The activities have also provided opportunities for myself and other practice health champions to support the gaps that nurses and receptionists simply don’t have enough to time for, ensuring patient needs are met without increasing the unnecessary workload on the team.

“I’m busier now, but it’s a better busy. I’m seeing the patients I need to see because they’re being directed to the right service from the start”

Gaynor Smith, training assistant practitioner, Alvanley Family Practice

Introducing wellbeing prescriptions

In our first practice health champions meeting we came up with the idea of a ‘wellbeing prescription’. These prescriptions gave doctors the chance to direct patients to the most appropriate activity or service that might help them improve their health and wellbeing. What we’d found was that many patients felt like they hadn’t been taken seriously if they left the doctor’s surgery without a prescription, so these gave us the ideal opportunity to give some authority to our self-care and holistic options.

The wellbeing prescriptions carry information about various sessions and activities we offer throughout the practice, as well as information on how they can get in touch with myself and the other practice health champions. As practice champions we often have a little extra knowledge about what’s happening in the local community and can recommend or share information on certain activities that might not be included in the existing wellbeing prescription. It just means we’ve always got an option for patients to try.

Growing as a business and as a community

Because patients are now more aware of how to holistically treat and manage their health conditions, fewer people are making GP appointments. Since we introduced the practice health champions scheme, Kay has told me that “the practice has grown by 25%. We haven’t had to bring in any extra GPs or nurses to accommodate that growth.” Patients are now realising the benefits of holistic and self-care methods and are able to manage their health more effectively without placing added strain on the practice or our clinical resources.  

And it’s not just the practice that’s benefited from this change in perspective. In my role as practice health champion I’ve met countless people who’ve benefited from the different activities and holistic treatments we’re recommending and setting up. We have a range of patients using these treatments, male and female, young and old coming together to share their experiences and support each other in managing their mental and physical health.

 

Helping patients overcome their health challenges

There have been so many positive impacts of the practice health champion scheme, but one of the best outcomes has been hearing back from patients about all the ways it’s helped them improve their health and wellbeing. We’ve had disabled veterans suffering from severe post-traumatic stress disorder (PTSD) tell us how our sessions and activities have helped them reintegrate with society. One patient with COPD has been able to make use of Patient Access to see when he needs to use his rescue pack so that he doesn’t have to call a nurse. Plus, one patient who struggled with his breathing found that over time, his breathing improved through taking part in our Wednesday Wanders, so much so that eventually he was able to get all the way to the top of a steep hill without stopping for breath. Before coming with us that would never have been possible for him so we were all really pleased to see him succeed with it – some of the team even shed a tear.
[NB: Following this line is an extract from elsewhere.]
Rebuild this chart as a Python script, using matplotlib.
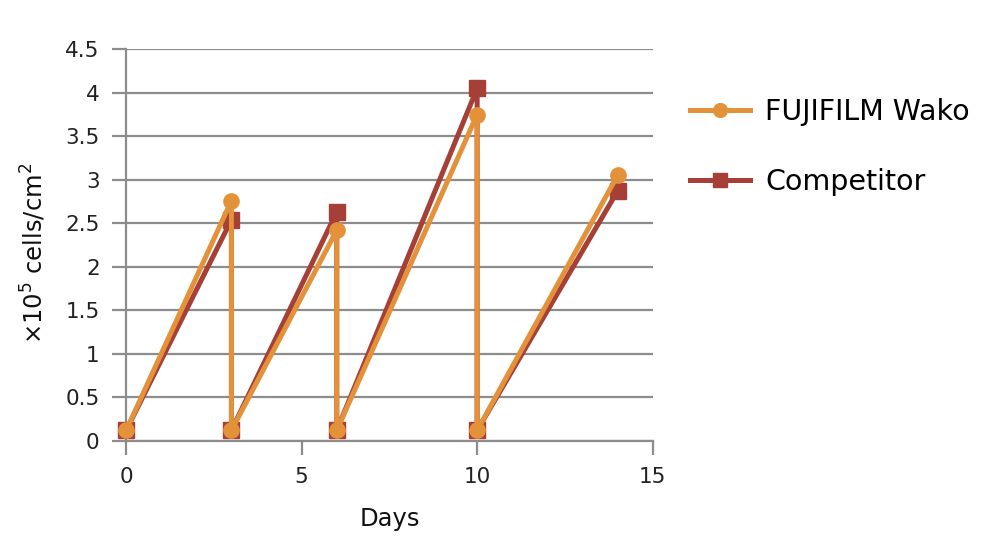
import matplotlib
matplotlib.use("Agg")
import matplotlib.pyplot as plt

# 细胞计数数据
days = [0, 3, 3, 6, 6, 10, 10, 14]
wako = [0.12, 2.76, 0.12, 2.42, 0.12, 3.75, 0.12, 3.05]
competitor = [0.12, 2.54, 0.12, 2.63, 0.12, 4.05, 0.12, 2.87]
series_names = ["FUJIFILM Wako", "Competitor"]
x_ticks = [0, 5, 10, 15]
y_ticks = [0, 0.5, 1, 1.5, 2, 2.5, 3, 3.5, 4, 4.5]

plt.rcParams['font.family'] = ['DejaVu Sans']

fig = plt.figure(figsize=(10.01, 5.47), dpi=100)
ax = fig.add_axes([0.126, 0.194, 0.526, 0.716])

grid_c = "#8c8c8c"
c_wako = "#E3923A"
c_comp = "#A53F38"

ax.plot(days, competitor, color=c_comp, lw=3.6, marker="s", ms=11, label=series_names[1], zorder=3)
ax.plot(days, wako, color=c_wako, lw=3.6, marker="o", ms=11, label=series_names[0], zorder=4)

ax.set_xlim(0, 15)
ax.set_ylim(0, 4.5)
ax.set_xticks(x_ticks)
ax.set_yticks(y_ticks)
ax.set_yticklabels([f"{v:g}" for v in y_ticks])
ax.yaxis.grid(True, color=grid_c, lw=1.6)
ax.set_axisbelow(True)
for s in ["top", "right"]:
    ax.spines[s].set_visible(False)
for s in ["left", "bottom"]:
    ax.spines[s].set_color(grid_c)
    ax.spines[s].set_linewidth(1.6)
ax.tick_params(axis="both", colors=grid_c, width=1.6, length=10, labelsize=15.5,
               labelcolor="#222222")
ax.tick_params(axis="x", pad=9)
ax.tick_params(axis="y", pad=9)
ax.margins(0)
for ln in ax.lines:
    ln.set_clip_on(False)

ax.set_xlabel("Days", fontsize=17.5, labelpad=14, color="#111111")
ax.set_ylabel("×10$^5$ cells/cm$^2$", fontsize=17.5, color="#111111")
ax.yaxis.set_label_coords(-0.148, 0.48)

handles, labels = ax.get_legend_handles_labels()
ax.legend(handles[::-1], labels[::-1], loc="upper left", bbox_to_anchor=(1.022, 0.94),
          frameon=False, fontsize=20.5, handlelength=2.1, labelspacing=1.45,
          handletextpad=0.55, markerscale=0.9)

plt.savefig("out.png", dpi=100)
The impact of the practice health champion scheme has been astounding and has spread far across the Woodley area. Both patients and the team at the practice have benefited and we’ve even had patients from other practices join our activities too. So much good has come from the work put into creating and running the scheme that I have just one piece of advice for those thinking about setting up a similar scheme in their own practice – don’t talk about it, don’t think about it. Just do it.